Speaking to BusinessLine, Rahul Leekha, Director, Coffee By Di Bella, said, “We are close to a valuation of ₹120 crore today and would be looking at raising $15-20 million from PE funds as we expand our operations in India and the overseas markets.’’

Leekha has picked up 80 per cent stake in the Indian subsidiary and the balance is owned by the chain’s owner in Australia, Philip Di Bella.

After entering the country in 2011, Coffee By Di Bella has had a tumultuous journey changing its local partner and shutting down outlets in cities like Hyderabad.

In the overseas markets, Coffee By Di Bella would be taking its cafes to places like Dubai and Qatar and has ambitious plans to enter the UK market. “The UK is a high volume market compared to India. But there will be more competition with big players like Costa, Starbucks and Caribou in this market. The food culture and formats are different in the overseas markets,’’ added Leekha.

In India, Di Bella’s only competitor right now is Starbucks since most of the others like Costa, Barista, Gloria Jean, Coffee Bean & Tea Leaf have either exited or are winding down operations.

“Today only Starbucks, CCD and ourselves are in the organised coffee retail category which is estimated at ₹1,700 crore with a CAGR of 20 per cent. But CCD is for the mass market and so the only competitor for us is Starbucks,’’ he added.

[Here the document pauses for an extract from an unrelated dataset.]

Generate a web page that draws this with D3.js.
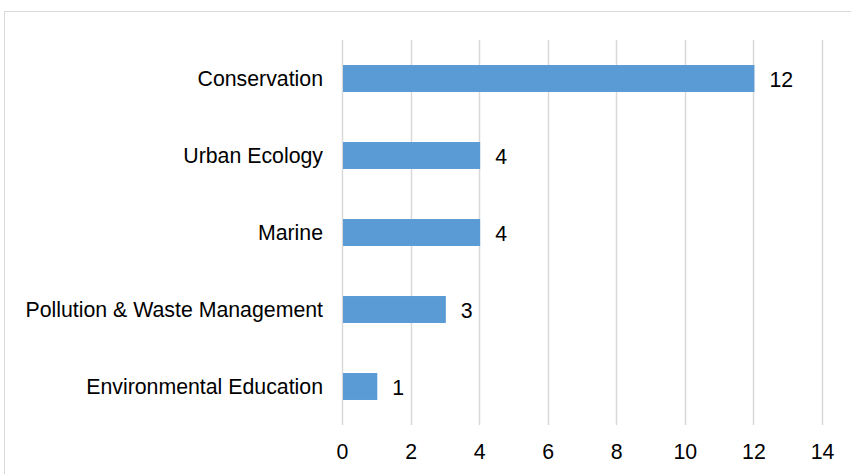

Unlike Starbuck’s fast pace of growth with 91 stores, Coffee By Dibella has been conservative with 15 stores, which it plans to take up to 20 by the end of the year, and claims to be a profitable venture in India.

“We make sure that each store keeps its rental costs at 15 per cent of the turnover and is profitable before opening a new one. Today, our profits are in excess of ₹10 crore as we make sure the ROI directly fits the sales of every outlet,’’ he claimed.

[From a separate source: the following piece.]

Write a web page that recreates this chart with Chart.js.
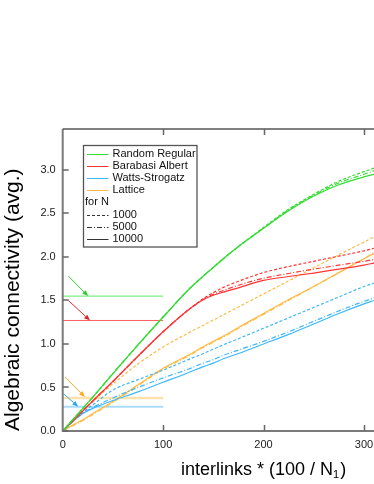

With a average ticket size of ₹500, coffee comprises about 40 per cent of its sales while the food is outsourced from players like Ambassador Kitchen. “We source our coffees not only from Australia but from plantations in India. Now are are planing to launch Indian blends with names like Monsoon Malabar to suit the Indian palate. Apart from coffee, we are follow a heat and eat model,’’ he added.

With a target to reach sales turnover of ₹100 crore next year, the coffee chain is hopeful of raising money in the near future.

“In the coffee retail space, there are not too many chains that are profitable and PE funds are seeking profitable and scalable models. We would be getting a market valuation done by big firms like KPMG or EY when we raise money from PE firms next year,’’ he added.